Over at The Federalist we find a couple of early-season opinions about football events, each of which evokes some response that, combined, can make a blog post of appropriate length. Is such a post worth your time? Hey, do not ask of me what I do not claim to offer.
-- In this post, Lutheran pastor and frequent contributor Hans Fiene suggests that Indianapolis Colts fans response to Andrew Luck's retirement is "reprehensible, yet understandable." The 29-year-old Luck, plagued by injuries in recent years and plagued by a dismal offensive line since signing with the Colts, found football to be no longer any fun and decided to hang up his cleats. When the announcement was made during Saturday's preseason game, fans booed. Fiene acknowledges that the booing was unwarranted and shameful before spending several paragraphs explaining why the fans might have done it. Whatever, waah-waah-waah.
I don't blame Luck one bit. His boss is Colts owner Jim Irsay. This is the man who sniffed down his nose at the idea of radio flamethrower Rush Limbaugh buying an NFL team because of Limbaugh's lack of character while also being a man who donated money to John "She's Having My Baby" Edwards and Harry "Lying Dingy Gray Smear" Reid, buying his girlfriend at least one house with the team's money and developing a fine substance abuse habit that culminated in a 2014 arrest for DUI and possession. If I suddenly realized that I was sacrificing my ability to stand upright in my '50s and pick up my grandchildren for a guy like this I'd quit too.
-- Federalist New York correspondent David Marcus heated up his keyboard for a rant against the idea of college football fandom, saying that the college game is inferior to the pro game in almost every respect and mocking its devotees. Marcus is correct when he says that the technical skills displayed on Sundays outrank those displayed on Saturdays. And he is correct when he says lopsided blowouts between gridiron powerhouses and their hapless opponents are boring in the extreme. He gets it right yet again when he says it's ludicrous to think players at such powerhouses are "students" in any sense resembling the actual students on campus. The first few comments are interesting in that they agree with Marcus but claim he's wrong, and I'm going to have to think a while about how that's supposed to work.

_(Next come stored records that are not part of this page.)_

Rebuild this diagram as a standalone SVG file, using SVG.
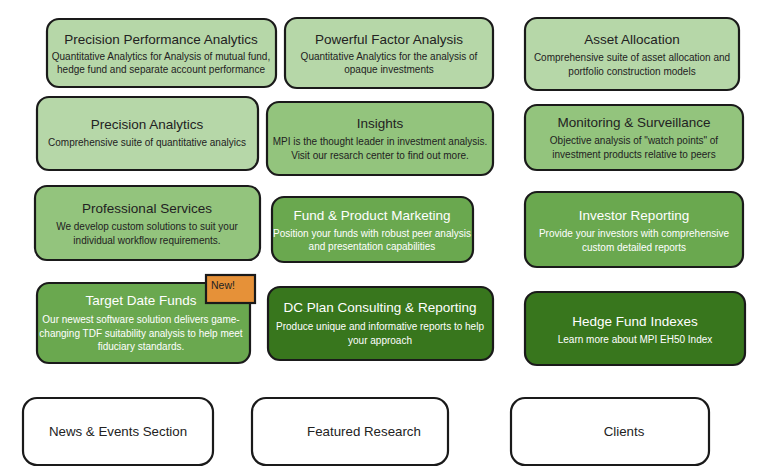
<svg xmlns="http://www.w3.org/2000/svg" width="760" height="473" viewBox="0 0 760 473">
<style>
.box{stroke:#1a1a1a;stroke-width:2.2;}
.l1{fill:#b6d7a8;}
.l2{fill:#93c47d;}
.l3{fill:#6aa84f;}
.l4{fill:#38761d;}
.w{fill:#ffffff;}
text{font-family:"Liberation Sans",Arial,sans-serif;text-anchor:middle;}
.t{font-size:13.5px;fill:#222;}
.s{font-size:10px;fill:#222;}
.lt .t,.lt .s{fill:#ffffff;}
.b{font-size:13.3px;fill:#222;}
</style>
<rect width="760" height="473" fill="#ffffff"/>
<g id="precision-performance">
<rect class="box l1" x="47" y="19" width="229" height="68" rx="12"/>
<text class="t" x="161" y="44">Precision Performance Analytics</text>
<text class="s" x="161" y="60">Quantitative Analytics for Analysis of mutual fund,</text>
<text class="s" x="161" y="73">hedge fund and separate account performance</text>
</g>
<g id="powerful-factor">
<rect class="box l1" x="285" y="18" width="208" height="70" rx="12"/>
<text class="t" x="389" y="44">Powerful Factor Analysis</text>
<text class="s" x="389" y="60">Quantitative Analytics for the analysis of</text>
<text class="s" x="389" y="73">opaque investments</text>
</g>
<g id="asset-allocation">
<rect class="box l1" x="525" y="18" width="214" height="72" rx="12"/>
<text class="t" x="632" y="44">Asset Allocation</text>
<text class="s" x="632" y="61">Comprehensive suite of asset allocation and</text>
<text class="s" x="632" y="75">portfolio construction models</text>
</g>
<g id="precision-analytics">
<rect class="box l1" x="37" y="97" width="221" height="73" rx="12"/>
<text class="t" x="147" y="129">Precision Analytics</text>
<text class="s" x="147" y="146">Comprehensive suite of quantitative analyics</text>
</g>
<g id="insights">
<rect class="box l2" x="267" y="102" width="226" height="73" rx="12"/>
<text class="t" x="380" y="128">Insights</text>
<text class="s" x="380" y="145">MPI is the thought leader in investment analysis.</text>
<text class="s" x="380" y="159">Visit our resarch center to find out more.</text>
</g>
<g id="monitoring">
<rect class="box l2" x="525" y="105" width="218" height="65" rx="12"/>
<text class="t" x="634" y="127">Monitoring &amp; Surveillance</text>
<text class="s" x="634" y="144">Objective analysis of "watch points" of</text>
<text class="s" x="634" y="158">investment products relative to peers</text>
</g>
<g id="professional-services">
<rect class="box l2" x="35" y="186" width="225" height="74" rx="12"/>
<text class="t" x="147" y="213">Professional Services</text>
<text class="s" x="147" y="230">We develop custom solutions to suit your</text>
<text class="s" x="147" y="244">individual workflow requirements.</text>
</g>
<g id="fund-product-marketing" class="lt">
<rect class="box l3" x="272" y="197" width="201" height="65" rx="12"/>
<text class="t" x="372" y="220">Fund &amp; Product Marketing</text>
<text class="s" x="372" y="237">Position your funds with robust peer analysis</text>
<text class="s" x="372" y="250">and presentation capabilities</text>
</g>
<g id="investor-reporting" class="lt">
<rect class="box l3" x="525" y="192" width="218" height="75" rx="12"/>
<text class="t" x="634" y="220">Investor Reporting</text>
<text class="s" x="634" y="237">Provide your investors with comprehensive</text>
<text class="s" x="634" y="251">custom detailed reports</text>
</g>
<g id="target-date-funds" class="lt">
<rect class="box l3" x="37" y="283" width="213" height="80" rx="12"/>
<text class="t" x="141" y="305">Target Date Funds</text>
<text class="s" x="141" y="323">Our newest software solution delivers game-</text>
<text class="s" x="141" y="337">changing TDF suitability analysis to help meet</text>
<text class="s" x="141" y="350">fiduciary standards.</text>
</g>
<g id="new-badge">
<rect x="206" y="275" width="49" height="28" fill="#e69138" stroke="#1a1a1a" stroke-width="2.2"/>
<text x="223" y="289" style="font-size:10.5px;fill:#222;">New!</text>
</g>
<g id="dc-plan" class="lt">
<rect class="box l4" x="268" y="287" width="225" height="73" rx="12"/>
<text class="t" x="380" y="312">DC Plan Consulting &amp; Reporting</text>
<text class="s" x="380" y="330">Produce unique and informative reports to help</text>
<text class="s" x="380" y="344">your approach</text>
</g>
<g id="hedge-fund-indexes" class="lt">
<rect class="box l4" x="525" y="292" width="220" height="73" rx="12"/>
<text class="t" x="635" y="326">Hedge Fund Indexes</text>
<text class="s" x="635" y="343">Learn more about MPI EH50 Index</text>
</g>
<g id="news-events">
<rect class="box w" x="23" y="398" width="190" height="67" rx="14"/>
<text class="b" x="118" y="436">News &amp; Events Section</text>
</g>
<g id="featured-research">
<rect class="box w" x="252" y="398" width="196" height="67" rx="14"/>
<text class="b" x="364" y="436">Featured Research</text>
</g>
<g id="clients">
<rect class="box w" x="511" y="398" width="198" height="67" rx="14"/>
<text class="b" x="624" y="436">Clients</text>
</g>
<g id="connectors"></g>
</svg>
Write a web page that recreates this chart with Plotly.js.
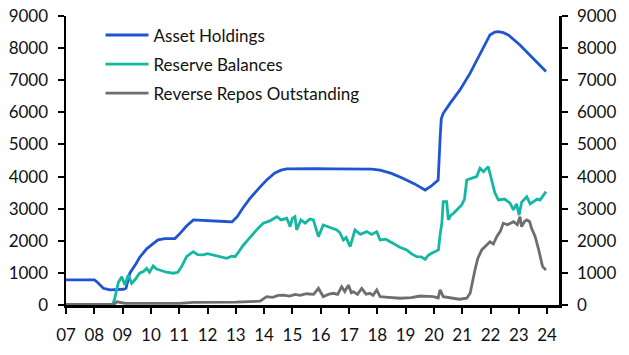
<!DOCTYPE html>
<html><head><meta charset="utf-8">
<script src="https://cdn.plot.ly/plotly-3.0.1.min.js"></script>
<style>html,body{margin:0;padding:0;background:#fff}#c{width:629px;height:355px}</style>
</head><body><div id="c"></div>
<script>
// Decimal-year positions and values (USD bn)
var assetX = [2007.0,2007.5,2008.0,2008.08,2008.2,2008.32,2008.55,2008.8,2009.03,2009.12,2009.26,2009.45,2009.6,2009.85,2010.05,2010.25,2010.5,2010.85,2011.0,2011.25,2011.5,2011.8,2012.2,2012.6,2012.87,2013.05,2013.25,2013.5,2013.86,2014.1,2014.38,2014.6,2014.8,2015.2,2015.8,2016.5,2017.2,2017.8,2018.1,2018.5,2018.9,2019.3,2019.69,2019.9,2020.15,2020.18,2020.22,2020.26,2020.33,2020.57,2020.92,2021.28,2021.63,2021.98,2022.15,2022.28,2022.45,2022.63,2023.04,2023.51,2023.96];
var assetY = [780,780,780,730,620,520,470,480,490,520,1000,1250,1480,1750,1900,2030,2070,2070,2200,2450,2650,2630,2610,2600,2590,2750,3020,3320,3680,3900,4110,4200,4240,4250,4250,4240,4240,4230,4200,4100,3950,3780,3580,3700,3890,4300,5200,5800,5970,6280,6700,7220,7840,8410,8500,8515,8480,8410,8100,7690,7270];

var reserveX = [2007.0,2008.65,2008.72,2008.85,2008.97,2009.08,2009.2,2009.32,2009.45,2009.6,2009.75,2009.85,2009.95,2010.08,2010.2,2010.32,2010.55,2010.79,2010.95,2011.08,2011.26,2011.4,2011.5,2011.65,2011.85,2012.0,2012.2,2012.45,2012.68,2012.85,2012.97,2013.1,2013.27,2013.45,2013.62,2013.8,2013.97,2014.2,2014.45,2014.6,2014.8,2014.92,2015.0,2015.09,2015.15,2015.3,2015.45,2015.62,2015.74,2015.92,2016.09,2016.3,2016.57,2016.68,2016.8,2016.9,2017.04,2017.21,2017.4,2017.63,2017.8,2017.98,2018.1,2018.3,2018.57,2018.8,2019.04,2019.2,2019.39,2019.55,2019.69,2019.8,2019.92,2020.16,2020.22,2020.28,2020.33,2020.45,2020.51,2020.6,2020.69,2020.85,2020.98,2021.08,2021.16,2021.35,2021.51,2021.63,2021.75,2021.92,2022.04,2022.15,2022.28,2022.5,2022.69,2022.81,2022.92,2023.01,2023.1,2023.28,2023.4,2023.51,2023.65,2023.75,2023.85,2023.96];
var reserveY = [10,10,200,700,880,620,935,675,800,990,1050,1140,1020,1215,1120,1090,1020,990,1020,1190,1505,1600,1660,1570,1560,1600,1560,1500,1455,1520,1505,1650,1870,2050,2230,2400,2545,2620,2750,2650,2700,2440,2700,2750,2340,2650,2550,2680,2650,2130,2490,2420,2340,2250,2025,2100,1815,2340,2200,2285,2200,2285,2025,2050,1920,1800,1715,1600,1505,1500,1420,1550,1610,1715,2200,2545,3220,3220,2650,2800,2855,3000,3115,3300,3895,3950,4000,4260,4150,4310,3840,3500,3270,3300,3170,2960,3150,2800,3200,3375,3150,3220,3300,3270,3400,3530];

var repoX = [2007.0,2008.7,2008.8,2008.95,2009.1,2011.0,2011.5,2013.0,2013.7,2013.86,2014.09,2014.3,2014.5,2014.68,2014.9,2015.1,2015.27,2015.5,2015.75,2015.92,2016.09,2016.3,2016.45,2016.6,2016.74,2016.85,2016.98,2017.08,2017.15,2017.3,2017.45,2017.6,2017.74,2017.85,2017.98,2018.1,2018.4,2018.8,2019.2,2019.51,2019.8,2019.98,2020.15,2020.22,2020.33,2020.69,2020.9,2021.16,2021.28,2021.45,2021.55,2021.69,2021.8,2021.98,2022.1,2022.22,2022.35,2022.45,2022.6,2022.81,2022.95,2023.04,2023.1,2023.2,2023.28,2023.38,2023.45,2023.57,2023.69,2023.84,2023.96];
var repoY = [20,20,100,80,50,50,80,90,100,120,260,240,300,310,280,330,300,350,330,520,260,340,365,330,570,420,620,380,415,330,520,340,365,300,470,260,240,210,230,280,270,260,220,470,260,210,180,210,365,1090,1450,1715,1800,1970,1900,2130,2300,2545,2500,2595,2500,2750,2440,2600,2650,2600,2390,2150,1765,1195,1090];

var tickVals = [2007,2008,2009,2010,2011,2012,2013,2014,2015,2016,2017,2018,2019,2020,2021,2022,2023,2024];
var tickText = ["07","08","09","10","11","12","13","14","15","16","17","18","19","20","21","22","23","24"];
var yTicks = [0,1000,2000,3000,4000,5000,6000,7000,8000,9000];

var F = 'Lato, "Noto Sans", sans-serif';
var traces = [
  {x: assetX, y: assetY, name: 'Asset Holdings', type: 'scatter', mode: 'lines', line: {color: '#1f55d3', width: 2.8}, legendgroup: 'a'},
  {x: reserveX, y: reserveY, name: 'Reserve Balances', type: 'scatter', mode: 'lines', line: {color: '#14b8a2', width: 2.8}, legendgroup: 'b'},
  {x: repoX, y: repoY, name: 'Reverse Repos Outstanding', type: 'scatter', mode: 'lines', line: {color: '#6e6e6e', width: 2.8}, legendgroup: 'c'},
  {x: [2007], y: [0], yaxis: 'y2', type: 'scatter', mode: 'lines', showlegend: false, hoverinfo: 'skip', line: {width: 0}}
];
var axisCommon = {range: [0, 9000], tickvals: yTicks, showgrid: false, zeroline: false, showline: true, linecolor: '#000', linewidth: 2.5, ticks: 'outside', ticklen: 6, tickwidth: 2, tickcolor: '#000', ticklabelstandoff: 6, tickfont: {family: F, size: 17, color: '#111'}};
var layout = {
  width: 629, height: 355,
  margin: {l: 66, r: 70, t: 16, b: 50},
  paper_bgcolor: '#fff', plot_bgcolor: '#fff',
  font: {family: F, size: 17, color: '#111'},
  xaxis: {range: [2007, 2024.42], tickvals: tickVals, ticktext: tickText, showgrid: false, zeroline: false, showline: true, linecolor: '#000', linewidth: 3, ticks: 'outside', ticklen: 6, tickwidth: 2, tickcolor: '#000', ticklabelstandoff: 7, tickfont: {family: F, size: 17, color: '#111'}},
  yaxis: Object.assign({}, axisCommon, {side: 'left'}),
  yaxis2: Object.assign({}, axisCommon, {side: 'right', overlaying: 'y'}),
  showlegend: true,
  legend: {x: 0.07, y: 0.995, xanchor: 'left', yanchor: 'top', bgcolor: 'rgba(0,0,0,0)', borderwidth: 0, font: {family: F, size: 17, color: '#111'}, traceorder: 'grouped', tracegroupgap: 4, itemwidth: 43}
};
Plotly.newPlot('c', traces, layout, {displayModeBar: false, staticPlot: true});
</script></body></html>
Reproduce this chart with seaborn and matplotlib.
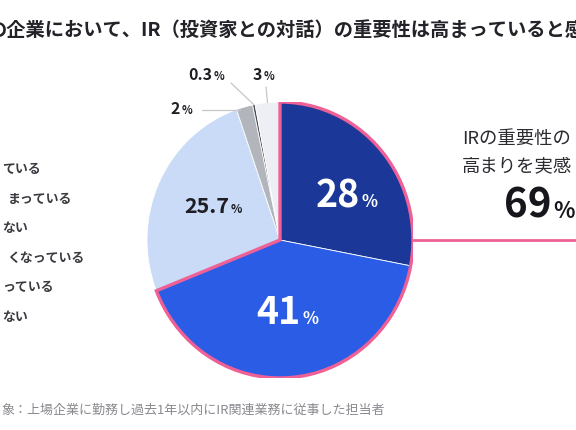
import numpy as np
import matplotlib
matplotlib.use("Agg")
import matplotlib.pyplot as plt
from matplotlib.patches import Wedge
from matplotlib.transforms import IdentityTransform
import seaborn as sns

# === Data ===
answers = ["大いに高まっている", "やや高まっている", "変わらない",
           "やや低くなっている", "低くなっている", "わからない"]
shares = [28, 41, 25.7, 2, 0.3, 3]
share_text = ["28", "41", "25.7", "2", "0.3", "3"]
colors = ["#1b3898", "#2a5ce6", "#c9dbf6", "#b3b5bc", "#4b4c52", "#eeeff4"]
legend_fragments = ["ている", "まっている", "ない", "くなっている", "っている", "ない"]
highlight_total = 69

PINK = "#ef6196"
W, H = 576, 430

sns.set_theme(style="white")
plt.rcParams['font.family'] = ['Noto Sans CJK JP', 'DejaVu Sans']

fig = plt.figure(figsize=(W / 100, H / 100), dpi=100)
fig.patch.set_facecolor("white")

# pie axes: centre (280, 240) px from top-left, radius ~133 x 138 px
cx, cy, rx, ry = 280, 240, 133, 138
ax = fig.add_axes([(cx - rx) / W, (H - cy - ry) / H, 2 * rx / W, 2 * ry / H])

wedges, _ = ax.pie(shares, colors=colors, startangle=90, counterclock=False,
                   radius=1, wedgeprops=dict(edgecolor="white", linewidth=0.6))
ax.set_xlim(-1, 1)
ax.set_ylim(-1, 1)
ax.set_aspect("auto")
ax.axis("off")

# === Pink outline around the "高まっている" share ===
ax.add_patch(Wedge((0, 0), 1, 90 - 360 * highlight_total / 100, 90,
                   fill=False, edgecolor=PINK, linewidth=2.4, zorder=5))
ax.plot([1, 2.3], [0, 0], color=PINK, lw=2.0, clip_on=False, zorder=5)

ident = IdentityTransform()


def top(y):
    return H - y


def pct_label(x, y, num, size, pct_size, color, weight="bold"):
    # x, y in display pixels; number ends at x, smaller % follows
    fig.text(x, y, num, transform=ident, ha="right", va="baseline",
             fontsize=size, fontweight=weight, color=color)
    fig.text(x + 2, y, "%", transform=ident, ha="left", va="baseline",
             fontsize=pct_size, fontweight=weight, color=color)


# cumulative angles (clockwise from top)
bounds = np.cumsum([0] + shares)
mids = (bounds[:-1] + bounds[1:]) / 2 * 3.6


def on_pie(angle_deg, r):
    a = np.radians(angle_deg)
    return ax.transData.transform((r * np.sin(a), r * np.cos(a)))


# === Labels inside the pie ===
for i, (r, size, psize, col, shift, drop) in enumerate([
        (0.60, 27, 12, "white", 18, 20),
        (0.52, 27, 12, "white", 14, 13),
        (0.57, 15.5, 8.5, "#1e1e24", 18, 6)]):
    px, py = on_pie(mids[i], r)
    pct_label(px + shift, py - drop, share_text[i], size, psize, col)

# === Small slices: labels with leader lines ===
small = [
    (3, (180, top(114)), (240, top(110)), (202, top(110))),
    (4, (212, top(80)), None, (231, top(83))),
    (5, (262, top(80)), None, (266, top(87))),
]
inv = fig.transFigure.inverted()
for idx, lab_pos, end_pt, start_pt in small:
    pct_label(lab_pos[0], lab_pos[1], share_text[idx], 11.5, 8, "#1e1e24")
    if end_pt is None:
        end_pt = on_pie(mids[idx], 1.0)
    p0 = inv.transform(start_pt)
    p1 = inv.transform(end_pt)
    fig.add_artist(plt.Line2D([p0[0], p1[0]], [p0[1], p1[1]],
                              color="#c4c6cc", lw=0.9, zorder=1))

# === Right callout ===
fig.text(462, top(139), "IRの重要性の", transform=ident, ha="left",
         va="center", fontsize=13.2, color="#2a2a30")
fig.text(462, top(166), "高まりを実感", transform=ident, ha="left",
         va="center", fontsize=13.2, color="#2a2a30")
fig.text(551, top(218), str(highlight_total), transform=ident, ha="right",
         va="baseline", fontsize=29, fontweight="bold", color="#16161c")
fig.text(553, top(218), "%", transform=ident, ha="left",
         va="baseline", fontsize=16, fontweight="bold", color="#16161c")

# === Legend fragments (cropped on the left) ===
legend_x = [2, 8, 2, 7, 2, 2]
legend_y = [169, 199, 228, 258, 287, 317]
for txt, lx, ly in zip(legend_fragments, legend_x, legend_y):
    fig.text(lx, top(ly), txt, transform=ident, ha="left", va="center",
             fontsize=9.3, fontweight="bold", color="#3a3a40")

# === Title and footnote ===
fig.text(-12, top(30), "の企業において、IR（投資家との対話）の重要性は高まっていると感じますか",
         transform=ident, ha="left", va="center", fontsize=13.9,
         fontweight="bold", color="#222228")
fig.text(1, top(410), "象：上場企業に勤務し過去1年以内にIR関連業務に従事した担当者",
         transform=ident, ha="left", va="center", fontsize=9.4,
         color="#8a8a90")

fig.savefig("out.png", dpi=100, facecolor="white")
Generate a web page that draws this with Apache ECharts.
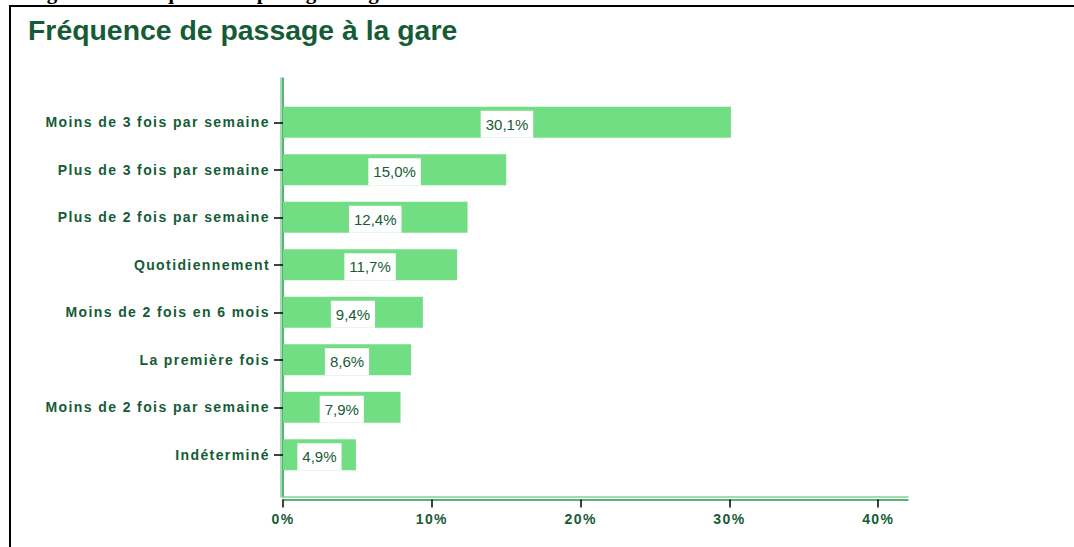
<!DOCTYPE html>
<html>
<head>
<meta charset="utf-8">
<script src="https://cdn.jsdelivr.net/npm/echarts@6/dist/echarts.min.js"></script>
<style>
html,body{margin:0;padding:0;background:#fff;}
#c{width:1074px;height:547px;}
#c text[style*="14px"]{letter-spacing:1.4px;}
</style>
</head>
<body>
<div id="c"></div>
<script>
const titleText = 'Fréquence de passage à la gare';
const captionText = 'Figure 12 : Fréquence de passage à la gare';
const categories = [
  'Moins de 3 fois par semaine',
  'Plus de 3 fois par semaine',
  'Plus de 2 fois par semaine',
  'Quotidiennement',
  'Moins de 2 fois en 6 mois',
  'La première fois',
  'Moins de 2 fois par semaine',
  'Indéterminé'
];
const values = [30.1, 15.0, 12.4, 11.7, 9.4, 8.6, 7.9, 4.9];
const xTicks = [0, 10, 20, 30, 40];
const xMax = 42;
const frameCats = [''];

const green = '#155c36';
const font = "'Liberation Sans', Arial, sans-serif";
const chart = echarts.init(document.getElementById('c'), null, {renderer: 'svg'});

const option = {
  backgroundColor: '#fff',
  animation: false,
  title: {
    text: titleText,
    left: 28, top: 16, padding: 0,
    textStyle: {fontFamily: font, fontSize: 28.4, fontWeight: 'bold', color: green}
  },
  graphic: [
    {type: 'text', left: 28, top: -19, style: {text: captionText, font: "bold 21px 'Liberation Serif', 'Times New Roman', serif", fill: '#000'}},
    {type: 'rect', shape: {x: 9, y: 5, width: 1065, height: 2}, style: {fill: '#000'}},
    {type: 'rect', shape: {x: 9, y: 5, width: 2, height: 542}, style: {fill: '#000'}}
  ],
  grid: [
    {left: 283, top: 98.5, width: 625, height: 380},
    {left: 283, top: 78, width: 625, height: 419}
  ],
  xAxis: [
    {gridIndex: 0, type: 'value', min: 0, max: xMax, show: false},
    {gridIndex: 1, type: 'value', min: 0, max: xMax, position: 'bottom',
      axisLine: {show: true, onZero: false, lineStyle: {color: '#86cf99', width: 1.5}},
      axisTick: {show: false}, axisLabel: {show: false}, splitLine: {show: false}},
    {gridIndex: 1, type: 'value', min: 0, max: xMax, position: 'bottom', offset: 2.5,
      axisLine: {show: true, onZero: false, lineStyle: {color: '#1f9a4b', width: 1.5}},
      axisTick: {show: true, customValues: xTicks, length: 8, lineStyle: {color: '#000', width: 1.5}},
      axisLabel: {show: true, customValues: xTicks, formatter: v => v + '%', margin: 12,
        fontFamily: font, fontSize: 14, fontWeight: 'bold', color: green},
      splitLine: {show: false}}
  ],
  yAxis: [
    {gridIndex: 0, type: 'category', data: categories, inverse: true, offset: 3,
      axisLine: {show: false},
      axisTick: {show: true, alignWithLabel: true, length: 9, lineStyle: {color: '#000', width: 1.5}},
      axisLabel: {margin: 10, fontFamily: font, fontSize: 14, fontWeight: 'bold', color: green}},
    {gridIndex: 1, type: 'category', data: frameCats, position: 'left',
      axisLine: {show: true, onZero: false, lineStyle: {color: '#1f9a4b', width: 1.5}},
      axisTick: {show: false}, axisLabel: {show: false}, splitLine: {show: false}},
    {gridIndex: 1, type: 'category', data: frameCats, position: 'left', offset: 2.5,
      axisLine: {show: true, onZero: false, lineStyle: {color: '#86cf99', width: 1.5}},
      axisTick: {show: false}, axisLabel: {show: false}, splitLine: {show: false}}
  ],
  series: [{
    type: 'bar',
    xAxisIndex: 0, yAxisIndex: 0,
    data: values,
    barWidth: 31,
    itemStyle: {color: '#72de84'},
    label: {
      show: true, position: 'inside',
      formatter: p => p.value.toFixed(1).replace('.', ',') + '%',
      fontFamily: font, fontSize: 15, color: green,
      backgroundColor: '#fff', padding: [5, 5, 5, 5], lineHeight: 17,
      offset: [0, 2]
    }
  }]
};
chart.setOption(option);
</script>
</body>
</html>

I also agree with the above points that Marcus mentions. Unless I have an interest in one of the colleges playing I don't care much for the game either. And when I think about it, one of my biggest reasons for liking the program at my own alma mater -- the upstanding, hard-working, apple-pie eating, vitamin-taking and kitten-rescuing Northwestern University Wildcats -- is what coach Pat Fitzgerald does with the program in attempting to build and mentor young men into being better and prepared for life. I only like the football because it's what gives him the opportunity to do that.
So having said that, I'm pretty sure I've guaranteed some kind of awful scandal at NU sometime in the next couple of years. You can boo me then.